By mid-May, Lynes had established himself at his new apartment, and he wrote Steward,

I’m glad you came out of the shadows. Stay out a while. It’s nice out. I know. I was in them too…But all is relatively sunshiny now. The flat is settled enough…the end is in sight. Most important, I’m pleased with it…

Let me see that novel—how about it—even if you go on taking the dim view…Do you go to Yurp this year? If so, surely you’ll be coming this way soon.

 

But Steward responded in mid-June that, due to time and money constraints, he would be traveling west that summer, not east:

That damned novel has taken ALL my fuckin time for months, and yesterday when I finally typed the last word and fell over the machine in exhaustion, I was gladder than I’ve been in a long time. So today the thing went off into the wild blue and I’d be just as happy if I never heard of it again…

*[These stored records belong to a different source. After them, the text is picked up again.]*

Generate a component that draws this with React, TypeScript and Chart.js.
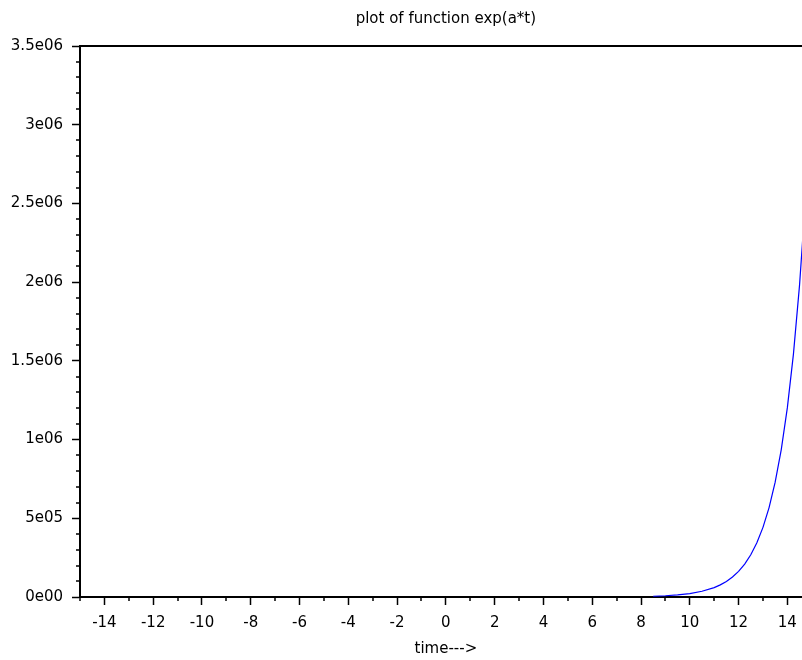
import React, { useEffect, useRef } from "react";
import { Chart, registerables } from "chart.js";

Chart.register(...registerables);

const chartTitle = "plot of function exp(a*t)";
const xAxisTitle = "time--->";

// curve samples (t, value)
const timeValues = [8.5, 9, 9.5, 10, 10.5, 11, 11.25, 11.5, 11.75, 12, 12.25, 12.5, 12.75, 13, 13.25, 13.5, 13.75, 14, 14.25, 14.5, 14.75, 15];
const curveValues = [4900, 8100, 13400, 22000, 36300, 59900, 76900, 98700, 126700, 162800, 209000, 268300, 344600, 442400, 568100, 729400, 936600, 1202600, 1544200, 1982800, 2546000, 3269000];

const xMin = -15;
const xMax = 14.6;
const xTickValues = [-14, -12, -10, -8, -6, -4, -2, 0, 2, 4, 6, 8, 10, 12, 14];
const xTickLabels = ["-14", "-12", "-10", "-8", "-6", "-4", "-2", "0", "2", "4", "6", "8", "10", "12", "14"];
const xMinorValues = [-15, -13, -11, -9, -7, -5, -3, -1, 1, 3, 5, 7, 9, 11, 13];

const yMin = 0;
const yMax = 3500000;
const yTickValues = [0, 500000, 1000000, 1500000, 2000000, 2500000, 3000000, 3500000];
const yTickLabels = ["0e00", "5e05", "1e06", "1.5e06", "2e06", "2.5e06", "3e06", "3.5e06"];
const yMinorStep = 100000;

const FONT = "DejaVu Sans";

export default function App() {
  const canvasRef = useRef<HTMLCanvasElement | null>(null);

  useEffect(() => {
    const canvas = canvasRef.current;
    if (!canvas) return;

    const decor = {
      id: "decor",
      afterDraw(chart: any) {
        const { ctx, chartArea, scales } = chart;
        const x = scales.x;
        const y = scales.y;
        ctx.save();
        ctx.strokeStyle = "#000";
        ctx.lineWidth = 1.5;
        ctx.beginPath();
        for (const v of xMinorValues) {
          const px = Math.round(x.getPixelForValue(v));
          ctx.moveTo(px, chartArea.bottom);
          ctx.lineTo(px, chartArea.bottom + 4);
        }
        for (let v = yMin + yMinorStep; v < yMax; v += yMinorStep) {
          if (v % 500000 === 0) continue;
          const py = Math.round(y.getPixelForValue(v));
          ctx.moveTo(chartArea.left - 4, py);
          ctx.lineTo(chartArea.left, py);
        }
        ctx.stroke();
        // top border
        ctx.lineWidth = 2;
        ctx.beginPath();
        ctx.moveTo(chartArea.left, chartArea.top);
        ctx.lineTo(chart.width, chartArea.top);
        ctx.stroke();
        // titles
        const cx = x.getPixelForValue(0);
        ctx.fillStyle = "#000";
        ctx.textAlign = "center";
        ctx.textBaseline = "middle";
        ctx.font = `15px "${FONT}"`;
        ctx.fillText(chartTitle, cx, 19);
        ctx.fillText(xAxisTitle, cx, 649);
        ctx.restore();
      },
    };

    const chart = new Chart(canvas, {
      type: "scatter",
      data: {
        datasets: [
          {
            data: timeValues.map((t, i) => ({ x: t, y: curveValues[i] })),
            showLine: true,
            borderColor: "#0000ff",
            borderWidth: 1.2,
            pointRadius: 0,
            fill: false,
          },
        ],
      },
      options: {
        animation: false,
        responsive: false,
        devicePixelRatio: 1,
        layout: { padding: { top: 46, left: 0, right: 0, bottom: 0 } },
        plugins: {
          legend: { display: false },
          title: { display: false },
          tooltip: { enabled: false },
        },
        scales: {
          x: {
            type: "linear",
            min: xMin,
            max: xMax,
            afterBuildTicks: (scale: any) => {
              scale.ticks = xTickValues.map((v) => ({ value: v }));
            },
            afterFit: (scale: any) => {
              scale.height = 63;
              scale.paddingLeft = 0;
              scale.paddingRight = 0;
            },
            grid: {
              display: true,
              drawOnChartArea: false,
              drawTicks: true,
              tickLength: 8,
              tickColor: "#000",
              tickWidth: 1.5,
            },
            border: { display: true, color: "#000", width: 2 },
            ticks: {
              autoSkip: false,
              maxRotation: 0,
              padding: 9,
              color: "#000",
              font: { family: FONT, size: 15 },
              callback: (_v: any, i: number) => xTickLabels[i],
            },
          },
          y: {
            type: "linear",
            min: yMin,
            max: yMax,
            afterBuildTicks: (scale: any) => {
              scale.ticks = yTickValues.map((v) => ({ value: v }));
            },
            afterFit: (scale: any) => {
              scale.width = 80;
              scale.paddingTop = 0;
              scale.paddingBottom = 0;
            },
            grid: {
              display: true,
              drawOnChartArea: false,
              drawTicks: true,
              tickLength: 8,
              tickColor: "#000",
              tickWidth: 1.5,
            },
            border: { display: true, color: "#000", width: 2 },
            ticks: {
              autoSkip: false,
              padding: 9,
              color: "#000",
              font: { family: FONT, size: 15 },
              callback: (_v: any, i: number) => yTickLabels[i],
            },
          },
        },
      },
      plugins: [decor],
    } as any);

    return () => chart.destroy();
  }, []);

  return (
    <div style={{ position: "fixed", left: 0, top: 0, width: 802, height: 660, background: "#fff" }}>
      <canvas ref={canvasRef} width={802} height={660} style={{ display: "block" }} />
    </div>
  );
}
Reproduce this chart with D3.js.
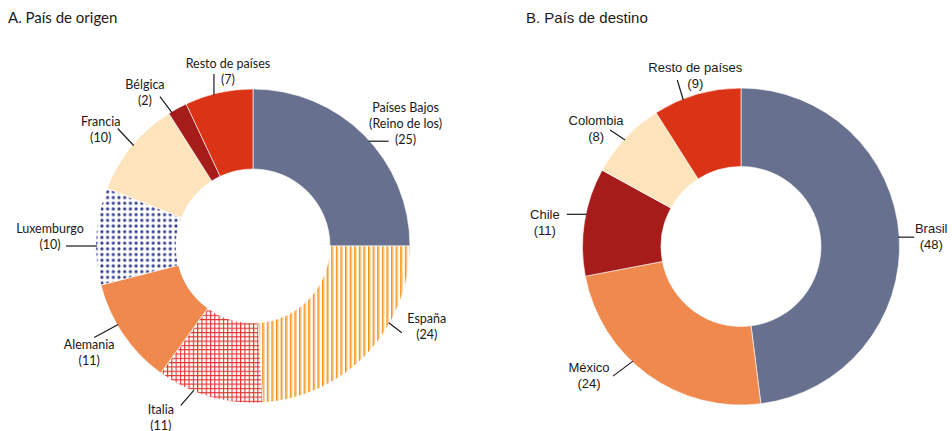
<!DOCTYPE html>
<html>
<head>
<meta charset="utf-8">
<script src="https://cdn.jsdelivr.net/npm/d3@7"></script>
<style>
  body { margin: 0; background: #fff; }
  svg { display: block; }
</style>
</head>
<body>
<svg id="chart" width="952" height="431"></svg>
<script>
// panel A: country of origin
var origenPaises = ["Países Bajos", "España", "Italia", "Alemania", "Luxemburgo", "Francia", "Bélgica", "Resto de países"];
var origenValores = [25, 24, 11, 11, 10, 10, 2, 7];
var origenRellenos = ["#67708f", "url(#rayas)", "url(#rejilla)", "#f0894e", "url(#puntos)", "#fde4bc", "#a51c1a", "#da3315"];

// panel B: country of destination
var destinoPaises = ["Brasil", "México", "Chile", "Colombia", "Resto de países"];
var destinoValores = [48, 24, 11, 8, 9];
var destinoRellenos = ["#67708f", "#f0894e", "#a51c1a", "#fde4bc", "#da3315"];

var svg = d3.select("#chart");

// patterns
var defs = svg.append("defs");
var rayas = defs.append("pattern").attr("id", "rayas")
  .attr("patternUnits", "userSpaceOnUse").attr("width", 4.6).attr("height", 10);
rayas.append("rect").attr("width", 4.6).attr("height", 10).attr("fill", "#fff");
rayas.append("rect").attr("x", 0).attr("width", 1.5).attr("height", 10).attr("fill", "#f29111");
rayas.append("rect").attr("x", 1.5).attr("width", 0.9).attr("height", 10).attr("fill", "#f7bd70");

var rejilla = defs.append("pattern").attr("id", "rejilla")
  .attr("patternUnits", "userSpaceOnUse").attr("width", 4.3).attr("height", 4.3);
rejilla.append("rect").attr("width", 4.3).attr("height", 4.3).attr("fill", "#fff");
rejilla.append("rect").attr("width", 1.1).attr("height", 4.3).attr("fill", "#e3302b");
rejilla.append("rect").attr("width", 4.3).attr("height", 1.1).attr("fill", "#e3302b");

var puntos = defs.append("pattern").attr("id", "puntos")
  .attr("patternUnits", "userSpaceOnUse").attr("width", 5.7).attr("height", 5.7);
puntos.append("rect").attr("width", 5.7).attr("height", 5.7).attr("fill", "#fff");
puntos.append("circle").attr("cx", 2.8).attr("cy", 2.8).attr("r", 1.6).attr("fill", "#363f92");

// leader annotations: angle on the outer ring, leader vector, text offset from the leader end
var origenNotas = [
  {lineas: ["Países Bajos", "(Reino de los)", "(25)"], ang: 47.8, v: [20, 0], t: [17, -29]},
  {lineas: ["España", "(24)"], ang: 119.5, v: [13, 10], t: [25, -10]},
  {lineas: ["Italia", "(11)"], ang: 202.3, v: [-13, 15], t: [-20, 9]},
  {lineas: ["Alemania", "(11)"], ang: 239.8, v: [-24, 13], t: [-5, 12]},
  {lineas: ["Luxemburgo", "(10)"], ang: 270, v: [-31, 0], t: [-16, -13]},
  {lineas: ["Francia", "(10)"], ang: 310.1, v: [-16, -17], t: [-17, -2.5]},
  {lineas: ["Bélgica", "(2)"], ang: 328.7, v: [-12, -16], t: [-15, -8]},
  {lineas: ["Resto de países", "(7)"], ang: 345.5, v: [0, -21], t: [14, -6]}
];
var destinoNotas = [
  {lineas: ["Brasil", "(48)"], ang: 86.6, v: [16, 0], t: [17, -4]},
  {lineas: ["México", "(24)"], ang: 223.3, v: [-20, 15], t: [-24, -4]},
  {lineas: ["Chile", "(11)"], ang: 281.8, v: [-20, 0], t: [-22, 5]},
  {lineas: ["Colombia", "(8)"], ang: 312.6, v: [-15, -10], t: [-14, -5]},
  {lineas: ["Resto de países", "(9)"], ang: 338.5, v: [-6, -20], t: [18, -8]}
];

function dona(opts) {
  var g = svg.append("g")
    .attr("transform", "translate(" + opts.cx + "," + opts.cy + ")");

  var pie = d3.pie().sort(null).value(function(d) { return d; });
  var arc = d3.arc().innerRadius(opts.r0).outerRadius(opts.r1);

  g.selectAll("path.slice")
    .data(pie(opts.valores))
    .enter().append("path")
    .attr("class", "slice")
    .attr("d", arc)
    .attr("fill", function(d, i) { return opts.rellenos[i]; })
    .attr("stroke", "#fff")
    .attr("stroke-width", 0.6);

  var notas = g.selectAll("g.nota")
    .data(opts.notas)
    .enter().append("g")
    .attr("class", "nota");

  notas.each(function(d) {
    var a = d.ang * Math.PI / 180;
    var x0 = Math.sin(a) * (opts.r1 - 1),
        y0 = -Math.cos(a) * (opts.r1 - 1);
    var x1 = x0 + d.v[0], y1 = y0 + d.v[1];
    var sel = d3.select(this);
    sel.append("line")
      .attr("x1", x0).attr("y1", y0)
      .attr("x2", x1).attr("y2", y1)
      .attr("stroke", "#1a1a1a")
      .attr("stroke-width", 1.2);
    var txt = sel.append("text")
      .attr("text-anchor", "middle")
      .attr("font-family", opts.fuente)
      .attr("font-size", opts.tam)
      .attr("fill", "#1a1a1a");
    d.lineas.forEach(function(l, i) {
      txt.append("tspan")
        .attr("x", x1 + d.t[0])
        .attr("y", y1 + d.t[1] + i * opts.interlinea)
        .text(l);
    });
  });

  svg.append("text")
    .attr("x", opts.tx).attr("y", opts.ty)
    .attr("font-family", opts.fuenteTitulo)
    .attr("font-size", 15)
    .attr("fill", "#1a1a1a")
    .text(opts.titulo);
}

dona({
  cx: 253, cy: 246, r0: 77, r1: 157,
  valores: origenValores, rellenos: origenRellenos, notas: origenNotas,
  fuente: "Lato", tam: 12.5, interlinea: 16,
  titulo: "A. País de origen", tx: 8, ty: 23, fuenteTitulo: "Lato"
});

dona({
  cx: 741, cy: 246.5, r0: 80, r1: 158.5,
  valores: destinoValores, rellenos: destinoRellenos, notas: destinoNotas,
  fuente: "Liberation Sans", tam: 13, interlinea: 16,
  titulo: "B. País de destino", tx: 526, ty: 23, fuenteTitulo: "Liberation Sans"
});
</script>
</body>
</html>
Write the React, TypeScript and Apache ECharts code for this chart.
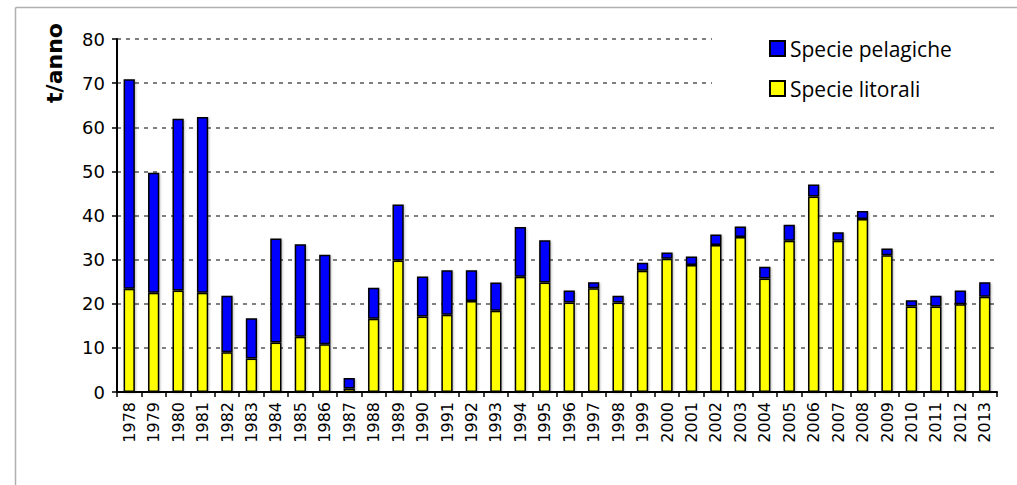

And tomorrow morning I’m wild-blueing too, but in the opposite direction—San Francisco, where I’ll be until about the first of August. And guess where I’m staying: the Embarcadero YMCA, the “armed services branch”! [It’s a] Christian bordello…If you happen to know any excitingly evil ones in SF you might send me a name; my address is 166 Embarcadero, SF 5.

The winter partouzie season is closed for me—somehow they never seem to be successful in hot weather. But the last was a howling success of ten, among who were 1) a weightlifter, 22, who looked like a living bas-relief from the Parthenon, 2) a young soldier, paratrooper, with lustrous boots and smoky eyes, 3) a sailor who must have looked like Querelle de Brest, cruel mouth and tangled yellow hair, and 4) a
jeune dur
*
from the West side, complete with motorcycle boots and leather jacket. My god, is
tout le monde en est
*
nowadays?

Come my return, I’ll begin sending you little pornograffies again…Meanwhile, have a luscious summer and lots of playboys, light and dark and gentle and rough, and send me a note to the western world if the spirit moveth.